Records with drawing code
########################################
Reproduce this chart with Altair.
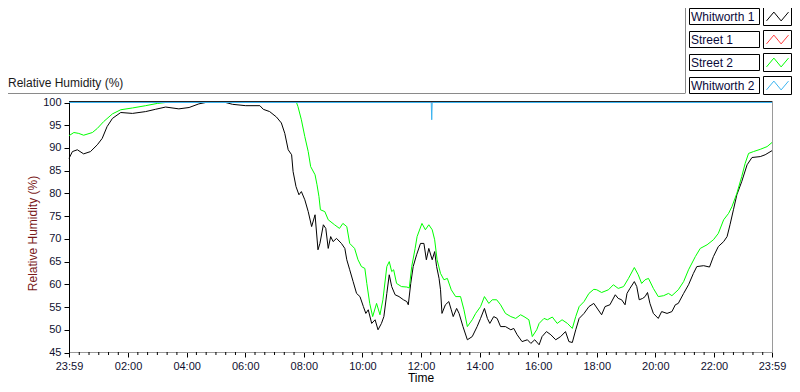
import altair as alt
import pandas as pd

# ---------------- data ----------------
series_names = ["Whitworth 1", "Street 1", "Street 2", "Whitworth 2"]
series_colors = ["#000000", "#ff3c3c", "#00ff00", "#3cb4f0"]

w1_times = ["23:59", "00:06", "00:16", "00:29", "00:43", "00:57", "01:07", "01:17", "01:28", "01:45",
            "02:09", "02:36", "02:56", "03:17", "03:44", "04:05", "04:25", "04:39", "05:20", "05:34",
            "06:01", "06:30", "06:37", "06:50", "07:04", "07:14", "07:21", "07:28", "07:35", "07:38",
            "07:44", "07:50", "07:55", "08:02", "08:09", "08:16", "08:23", "08:29", "08:33", "08:40",
            "08:45", "08:50", "08:55", "09:00", "09:07", "09:17", "09:24", "09:28", "09:34", "09:41",
            "09:48", "09:55", "10:02", "10:07", "10:12", "10:19", "10:26", "10:32", "10:39", "10:44",
            "10:50", "10:55", "11:00", "11:07", "11:15", "11:24", "11:31", "11:34", "11:39", "11:44",
            "11:51", "11:59", "12:06", "12:11", "12:16", "12:23", "12:28", "12:32", "12:37", "12:40",
            "12:43", "12:50", "12:57", "13:02", "13:06", "13:13", "13:18", "13:26", "13:35", "13:45",
            "13:55", "14:02", "14:10", "14:16", "14:21", "14:29", "14:36", "14:43", "14:53", "15:04",
            "15:10", "15:17", "15:27", "15:38", "15:45", "15:53", "16:02", "16:08", "16:17", "16:26",
            "16:36", "16:46", "16:56", "17:03", "17:10", "17:17", "17:24", "17:34", "17:44", "17:54",
            "18:10", "18:17", "18:27", "18:38", "18:44", "18:51", "18:58", "19:02", "19:08", "19:17",
            "19:22", "19:27", "19:34", "19:39", "19:44", "19:49", "19:56", "20:06", "20:13", "20:24",
            "20:34", "20:41", "20:47", "20:58", "21:08", "21:18", "21:25", "21:39", "21:51", "21:59",
            "22:09", "22:20", "22:27", "22:33", "22:40", "22:47", "22:57", "23:08", "23:18", "23:35",
            "23:45", "23:59"]
w1_values = [87.7, 89.2, 89.6, 88.7, 89.2, 90.7, 92.1, 94.7, 96.5, 97.8,
             97.6, 98.0, 98.5, 99.0, 98.6, 98.9, 99.7, 100, 100, 99.6,
             99.3, 99.3, 98.5, 98.0, 96.8, 95.5, 93.2, 89.6, 88.5, 84.8,
             81.5, 79.7, 80.4, 78.6, 76.0, 72.7, 75.3, 67.6, 69.0, 73.1,
             72.3, 67.9, 70.5, 69.4, 70.1, 69.0, 67.9, 65.4, 63.2, 60.6,
             58.0, 57.3, 55.1, 53.6, 54.4, 51.4, 52.2, 50.0, 51.4, 52.9,
             58.0, 62.1, 59.5, 57.7, 57.3, 56.6, 56.2, 55.5, 60.2, 63.9,
             66.5, 69.0, 69.0, 65.4, 67.9, 65.4, 67.2, 63.9, 61.3, 58.8,
             53.6, 55.5, 56.2, 54.4, 52.9, 54.7, 53.6, 50.7, 47.8, 48.5,
             50.7, 52.5, 54.7, 52.5, 51.4, 52.9, 52.5, 50.7, 50.7, 50.0,
             50.3, 48.9, 47.4, 47.8, 47.0, 47.8, 46.7, 48.5, 49.6, 48.9,
             47.8, 48.5, 49.6, 47.4, 47.2, 50.0, 52.5, 53.6, 55.1, 55.8,
             53.3, 55.1, 55.5, 57.7, 56.9, 56.6, 55.5, 58.0, 59.1, 60.6,
             59.5, 56.6, 56.9, 57.3, 58.2, 55.8, 53.6, 52.5, 54.0, 53.6,
             54.0, 55.5, 55.8, 58.0, 59.9, 62.4, 63.9, 64.1, 63.8, 66.1,
             68.3, 69.4, 70.5, 73.1, 76.4, 79.7, 82.6, 86.3, 87.9, 88.1,
             88.5, 89.4]

s1_times = ["23:59", "23:59"]
s1_values = [100, 100]

s2_times = ["23:59", "00:09", "00:19", "00:29", "00:47", "00:57", "01:10", "01:28", "01:45", "02:09",
            "02:36", "03:00", "03:17", "07:45", "07:48", "07:55", "08:02", "08:09", "08:14", "08:23",
            "08:27", "08:31", "08:34", "08:43", "08:50", "09:03", "09:13", "09:20", "09:28", "09:34",
            "09:44", "09:51", "09:58", "10:05", "10:09", "10:15", "10:21", "10:29", "10:36", "10:42",
            "10:50", "10:55", "11:00", "11:04", "11:10", "11:20", "11:31", "11:36", "11:41", "11:48",
            "11:52", "12:02", "12:09", "12:16", "12:23", "12:28", "12:33", "12:40", "12:47", "12:54",
            "13:02", "13:11", "13:21", "13:28", "13:35", "13:45", "13:52", "14:02", "14:10", "14:19",
            "14:26", "14:35", "14:43", "14:53", "15:04", "15:14", "15:24", "15:31", "15:41", "15:48",
            "15:57", "16:02", "16:12", "16:19", "16:29", "16:39", "16:49", "17:00", "17:10", "17:17",
            "17:24", "17:34", "17:44", "17:54", "18:00", "18:10", "18:24", "18:34", "18:44", "18:55",
            "19:05", "19:17", "19:25", "19:32", "19:39", "19:46", "19:56", "20:06", "20:17", "20:27",
            "20:34", "20:47", "20:58", "21:08", "21:22", "21:32", "21:46", "21:59", "22:09", "22:20",
            "22:30", "22:37", "22:47", "22:57", "23:04", "23:11", "23:21", "23:35", "23:49", "23:59"]
s2_values = [92.7, 93.4, 93.2, 92.8, 93.4, 94.3, 95.8, 97.5, 98.4, 98.8,
             99.3, 99.8, 100, 100, 99.1, 96.2, 92.5, 89.2, 85.9, 84.1,
             81.9, 79.3, 76.4, 76.0, 74.2, 73.1, 72.3, 73.4, 72.7, 69.0,
             67.9, 65.4, 63.9, 63.5, 60.2, 55.8, 52.9, 55.8, 53.3, 56.6,
             63.9, 65.0, 62.8, 63.2, 60.2, 59.5, 59.4, 59.2, 63.9, 67.9,
             70.5, 73.4, 72.0, 73.1, 72.0, 69.8, 65.4, 62.4, 61.0, 61.3,
             58.8, 57.3, 57.3, 54.4, 50.7, 52.2, 53.6, 55.1, 57.3, 55.8,
             56.6, 56.6, 55.5, 53.6, 52.9, 52.5, 53.3, 52.9, 52.2, 48.5,
             50.0, 51.4, 52.5, 52.2, 52.8, 51.4, 52.2, 51.4, 50.3, 52.9,
             55.1, 56.2, 58.0, 58.9, 58.8, 58.2, 58.8, 59.9, 59.1, 59.5,
             61.3, 63.7, 62.1, 60.2, 61.0, 61.3, 59.1, 57.3, 57.5, 58.0,
             57.5, 58.8, 60.6, 63.2, 66.1, 67.9, 68.7, 69.8, 71.2, 74.2,
             75.6, 77.1, 80.0, 83.7, 86.6, 88.8, 89.2, 89.7, 90.3, 91.2]

w2_times = ["23:59", "12:21", "12:22", "12:23", "23:59"]
w2_values = [100, 100, 96.2, 100, 100]

y_ticks = [45, 50, 55, 60, 65, 70, 75, 80, 85, 90, 95, 100]
x_tick_labels = ["23:59", "02:00", "04:00", "06:00", "08:00", "10:00", "12:00",
                 "14:00", "16:00", "18:00", "20:00", "22:00", "23:59"]


def to_minutes(times):
    """minutes elapsed since the starting 23:59"""
    out = []
    for i, t in enumerate(times):
        h, m = map(int, t.split(":"))
        v = (h * 60 + m - (23 * 60 + 59)) % 1440
        if i > 0 and v == 0:
            v = 1440
        out.append(v)
    return out


# ---------------- layout constants ----------------
W, H = 703, 250
FONT = "Liberation Sans"
LABEL_COL = "#101030"

x_major = to_minutes(x_tick_labels)
x_minor = [1 + 20 * k for k in range(1, 72) if k % 6 != 0]

x_axis = alt.Axis(values=x_major,
                  labelExpr="timeFormat(datetime(2000, 0, 1, 23, 59 + datum.value), '%H:%M')",
                  tickSize=5, tickColor="#000000", domainColor="#9a9a9a",
                  labelFont=FONT, labelFontSize=11, labelColor=LABEL_COL, labelPadding=3,
                  labelOverlap=False, labelFlush=False, grid=False,
                  title="Time", titleFont=FONT, titleFontSize=12, titleFontWeight="normal",
                  titleColor="#000000", titleY=32, titleBaseline="bottom")
y_axis = alt.Axis(values=y_ticks, tickSize=5, tickColor="#000000", domainColor="#000000",
                  labelFont=FONT, labelFontSize=11, labelColor=LABEL_COL, labelPadding=3,
                  grid=False,
                  title="Relative Humidity (%)", titleFont=FONT, titleFontSize=12,
                  titleFontWeight="normal", titleColor="#7a1a1a", titleX=-37, titleY=131,
                  titleAlign="center", titleBaseline="middle", titleAngle=270)

x_enc = alt.X("minute:Q", scale=alt.Scale(domain=[0, 1440], nice=False, zero=False), axis=x_axis)
y_enc = alt.Y("rh:Q", scale=alt.Scale(domain=[45, 100], nice=False, zero=False,
                                      range=[H + 0.5, 0.5]), axis=y_axis)

layers = []

# frame lines
one = pd.DataFrame({"k": [0]})
layers.append(alt.Chart(one).mark_rule(color="#222222", strokeWidth=1).encode(
    x=alt.value(0), x2=alt.value(W), y=alt.value(-0.5)))
layers.append(alt.Chart(one).mark_rule(color="#9a9a9a", strokeWidth=1).encode(
    x=alt.value(W + 0.5), y=alt.value(-1), y2=alt.value(H)))
layers.append(alt.Chart(one).mark_rule(color="#8a8a8a", strokeWidth=1).encode(
    x=alt.value(-61), x2=alt.value(616), y=alt.value(-8.5)))
layers.append(alt.Chart(one).mark_rule(color="#8a8a8a", strokeWidth=1).encode(
    x=alt.value(616.5), y=alt.value(-94), y2=alt.value(-8.5)))

# minor x ticks
minor_df = pd.DataFrame({"minute": x_minor})
layers.append(alt.Chart(minor_df).mark_rule(color="#000000", strokeWidth=1).encode(
    x=x_enc, y=alt.value(H), y2=alt.value(H + 3)))

# series (draw order like LabVIEW: later on top)
series_data = {
    "Whitworth 1": (w1_times, w1_values),
    "Street 1": (s1_times, s1_values),
    "Street 2": (s2_times, s2_values),
    "Whitworth 2": (w2_times, w2_values),
}
color_of = dict(zip(series_names, series_colors))
for name in ["Street 1", "Whitworth 1", "Street 2", "Whitworth 2"]:
    tt, vv = series_data[name]
    df = pd.DataFrame({"minute": to_minutes(tt), "rh": vv, "series": name})
    layers.append(alt.Chart(df).mark_line(color=color_of[name], strokeWidth=1,
                                          interpolate="linear").encode(x=x_enc, y=y_enc))

# top-left title
layers.append(alt.Chart(one).mark_text(align="left", baseline="alphabetic", font=FONT,
                                       fontSize=12, color="#1a1a1a").encode(
    x=alt.value(-61), y=alt.value(-15), text=alt.value("Relative Humidity (%)")))

# legend (LabVIEW style plot legend)
zig = "M-1,0.4L-0.33,-0.4L0.33,0.4L1,-0.4"
for i, name in enumerate(series_names):
    top = -93.5 + 23 * i
    d = pd.DataFrame({"name": [name]})
    layers.append(alt.Chart(d).mark_rect(fill="#ffffff", stroke="#000000", strokeWidth=1).encode(
        x=alt.value(620.5), x2=alt.value(690.5), y=alt.value(top), y2=alt.value(top + 16)))
    layers.append(alt.Chart(d).mark_rect(fill="#ffffff", stroke="#000000", strokeWidth=1).encode(
        x=alt.value(694.5), x2=alt.value(722.5), y=alt.value(top - 1), y2=alt.value(top + 17)))
    layers.append(alt.Chart(d).mark_text(align="left", baseline="alphabetic", font=FONT,
                                         fontSize=12, color="#0a0a3a").encode(
        x=alt.value(622), y=alt.value(top + 12.5), text="name:N"))
    layers.append(alt.Chart(d).mark_point(shape=zig, filled=False, size=484, strokeWidth=1,
                                          color=series_colors[i], opacity=1).encode(
        x=alt.value(708.5), y=alt.value(top + 8)))

chart = alt.layer(*layers).properties(
    width=W, height=H,
    padding={"left": 61, "top": 94, "right": 20, "bottom": 32},
    autosize=alt.AutoSizeParams(type="none"),
    background="#ffffff",
).configure_view(strokeWidth=0)

chart.save("out.html", embed_options={"renderer": "svg", "actions": False})
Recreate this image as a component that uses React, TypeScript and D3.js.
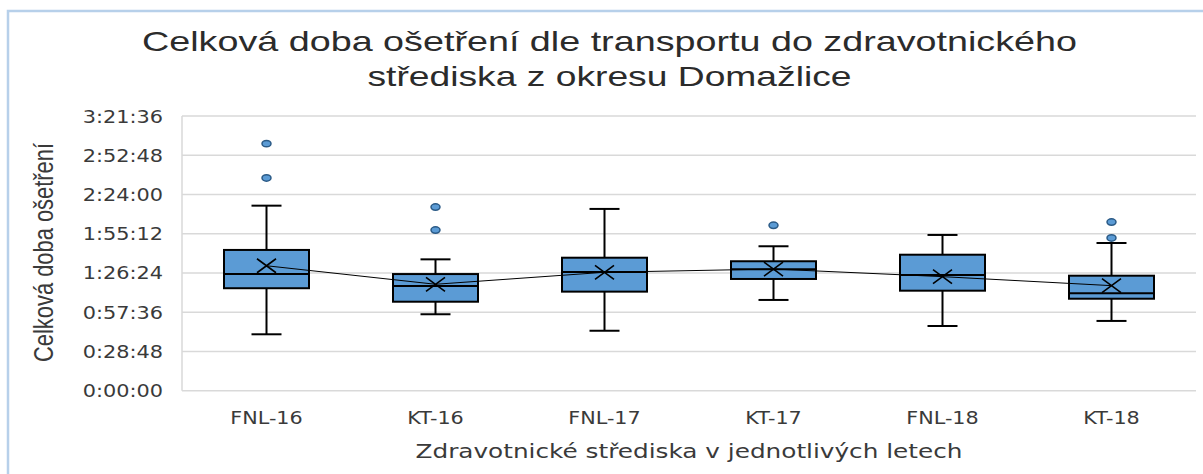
import React, { useEffect, useRef } from 'react';
import * as d3 from 'd3';

// values in minutes
const categories = ['FNL-16', 'KT-16', 'FNL-17', 'KT-17', 'FNL-18', 'KT-18'];
const whiskerLow = [41.4, 56.1, 44.0, 66.6, 47.5, 51.2];
const q1 = [75.2, 65.3, 72.7, 82.0, 73.4, 67.5];
const median = [85.6, 76.8, 87.1, 89.1, 84.9, 71.5];
const q3 = [103.3, 85.6, 97.6, 95.0, 99.8, 84.4];
const whiskerHigh = [135.8, 96.4, 133.4, 106.0, 114.3, 108.4];
const means = [91.7, 78.1, 86.9, 89.3, 83.7, 77.1];
const outliers = [[181.3, 156.1], [134.8, 117.9], [], [121.4], [], [123.8, 112.1]];
const yTickLabels = ['0:00:00', '0:28:48', '0:57:36', '1:26:24', '1:55:12', '2:24:00', '2:52:48', '3:21:36'];

const titleLines = ['Celková doba ošetření dle transportu do zdravotnického', 'střediska z okresu Domažlice'];
const xTitle = 'Zdravotnické střediska v jednotlivých letech';
const yTitle = 'Celková doba ošetření';

const toMinutes = (s: string) => {
  const [h, m, sec] = s.split(':').map(Number);
  return h * 60 + m + sec / 60;
};

export default function App() {
  const ref = useRef<SVGSVGElement>(null);

  useEffect(() => {
    if (!ref.current) return;
    const svg = d3.select(ref.current);
    svg.selectAll('*').remove();

    const W = 1203;
    const H = 474;
    const plot = { left: 182, right: 1196, top: 116, bottom: 390.7 };
    const textColor = '#3a3a3a';
    const boxFill = '#5b9bd5';

    svg.attr('width', W).attr('height', H);

    // chart frame
    svg.append('rect')
      .attr('x', 8).attr('y', 11)
      .attr('width', W + 20).attr('height', H + 20)
      .attr('fill', '#fff')
      .attr('stroke', '#b7d0ea')
      .attr('stroke-width', 2.5);

    const tickValues = yTickLabels.map(toMinutes);
    const y = d3.scaleLinear()
      .domain([0, tickValues[tickValues.length - 1]])
      .range([plot.bottom, plot.top]);

    const x = d3.scaleBand()
      .domain(categories)
      .range([plot.left, plot.right])
      .padding(0);

    // gridlines
    svg.append('g')
      .selectAll('line')
      .data(tickValues)
      .enter()
      .append('line')
      .attr('x1', plot.left).attr('x2', plot.right)
      .attr('y1', d => y(d)).attr('y2', d => y(d))
      .attr('stroke', '#d9d9d9')
      .attr('stroke-width', 1.5);

    svg.append('line')
      .attr('x1', plot.left).attr('x2', plot.left)
      .attr('y1', plot.top).attr('y2', plot.bottom)
      .attr('stroke', '#d9d9d9')
      .attr('stroke-width', 1.5);

    // y tick labels
    svg.append('g')
      .selectAll('text')
      .data(yTickLabels)
      .enter()
      .append('text')
      .attr('transform', d => `translate(163,${y(toMinutes(d)) + 6.5}) scale(1.19,1)`)
      .attr('text-anchor', 'end')
      .style('font-family', '"DejaVu Sans", sans-serif')
      .style('font-size', '17.5px')
      .attr('fill', textColor)
      .text(d => d);

    // x tick labels
    svg.append('g')
      .selectAll('text')
      .data(categories)
      .enter()
      .append('text')
      .attr('transform', d => `translate(${(x(d) || 0) + x.bandwidth() / 2},424) scale(1.22,1)`)
      .attr('text-anchor', 'middle')
      .style('font-family', '"DejaVu Sans", sans-serif')
      .style('font-size', '17px')
      .attr('fill', textColor)
      .text(d => d);

    const cx = (i: number) => (x(categories[i]) || 0) + x.bandwidth() / 2;
    const boxHalf = 42.5;
    const capHalf = 15;

    const boxes = svg.append('g');
    categories.forEach((cat, i) => {
      const g = boxes.append('g');
      const c = cx(i);
      // whiskers
      g.append('line')
        .attr('x1', c).attr('x2', c)
        .attr('y1', y(whiskerHigh[i])).attr('y2', y(q3[i]))
        .attr('stroke', '#000').attr('stroke-width', 2);
      g.append('line')
        .attr('x1', c).attr('x2', c)
        .attr('y1', y(q1[i])).attr('y2', y(whiskerLow[i]))
        .attr('stroke', '#000').attr('stroke-width', 2);
      [whiskerHigh[i], whiskerLow[i]].forEach(v => {
        g.append('line')
          .attr('x1', c - capHalf).attr('x2', c + capHalf)
          .attr('y1', y(v)).attr('y2', y(v))
          .attr('stroke', '#000').attr('stroke-width', 2);
      });
      // box
      g.append('rect')
        .attr('x', c - boxHalf)
        .attr('y', y(q3[i]))
        .attr('width', boxHalf * 2)
        .attr('height', y(q1[i]) - y(q3[i]))
        .attr('fill', boxFill)
        .attr('stroke', '#000')
        .attr('stroke-width', 2);
      g.append('line')
        .attr('x1', c - boxHalf).attr('x2', c + boxHalf)
        .attr('y1', y(median[i])).attr('y2', y(median[i]))
        .attr('stroke', '#000').attr('stroke-width', 2);
      // outliers
      g.selectAll('ellipse')
        .data(outliers[i])
        .enter()
        .append('ellipse')
        .attr('cx', c)
        .attr('cy', d => y(d))
        .attr('rx', 4.5).attr('ry', 3.2)
        .attr('fill', boxFill)
        .attr('stroke', '#2b5a86')
        .attr('stroke-width', 1.5);
    });

    // mean line
    const meanLine = d3.line<number>()
      .x((_, i) => cx(i))
      .y(d => y(d));
    svg.append('path')
      .datum(means)
      .attr('d', meanLine)
      .attr('fill', 'none')
      .attr('stroke', '#000')
      .attr('stroke-width', 1);

    // mean markers
    svg.append('g')
      .selectAll('path')
      .data(means)
      .enter()
      .append('path')
      .attr('d', (d, i) => {
        const px = cx(i);
        const py = y(d);
        return `M${px - 9.5},${py - 7}L${px + 9.5},${py + 7}M${px - 9.5},${py + 7}L${px + 9.5},${py - 7}`;
      })
      .attr('stroke', '#000')
      .attr('stroke-width', 1.6)
      .attr('fill', 'none');

    // title
    svg.append('g')
      .selectAll('text')
      .data(titleLines)
      .enter()
      .append('text')
      .attr('x', 609.5)
      .attr('y', (_, i) => 51 + i * 35)
      .attr('text-anchor', 'middle')
      .attr('textLength', (_, i) => (i === 0 ? 935 : 484))
      .attr('lengthAdjust', 'spacingAndGlyphs')
      .style('font-family', '"Liberation Sans Narrow", "Liberation Sans", sans-serif')
      .style('font-size', '28px')
      .attr('fill', '#2b2b2b')
      .text(d => d);

    // axis titles
    svg.append('text')
      .attr('x', (plot.left + plot.right) / 2)
      .attr('y', 458)
      .attr('text-anchor', 'middle')
      .attr('textLength', 547)
      .attr('lengthAdjust', 'spacingAndGlyphs')
      .style('font-family', '"DejaVu Sans", sans-serif')
      .style('font-size', '19.5px')
      .attr('fill', textColor)
      .text(xTitle);

    svg.append('text')
      .attr('transform', `translate(53,252.5) scale(1.3,1) rotate(-90)`)
      .attr('text-anchor', 'middle')
      .attr('textLength', 219)
      .attr('lengthAdjust', 'spacingAndGlyphs')
      .style('font-family', '"Liberation Sans Narrow", "Liberation Sans", sans-serif')
      .style('font-size', '21px')
      .attr('fill', textColor)
      .text(yTitle);
  }, []);

  return (
    <div style={{ position: 'absolute', left: 0, top: 0, width: 1203, height: 474, overflow: 'hidden', background: '#fff' }}>
      <svg ref={ref} style={{ display: 'block' }} role="img" aria-label="Box plot of total treatment time by health centre and year"></svg>
    </div>
  );
}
########################################
Direction = Copy each line that holds the word "React".

Solution to this problem =
Recreate this image as a component that uses React, TypeScript and D3.js.
import React, { useEffect, useRef } from 'react';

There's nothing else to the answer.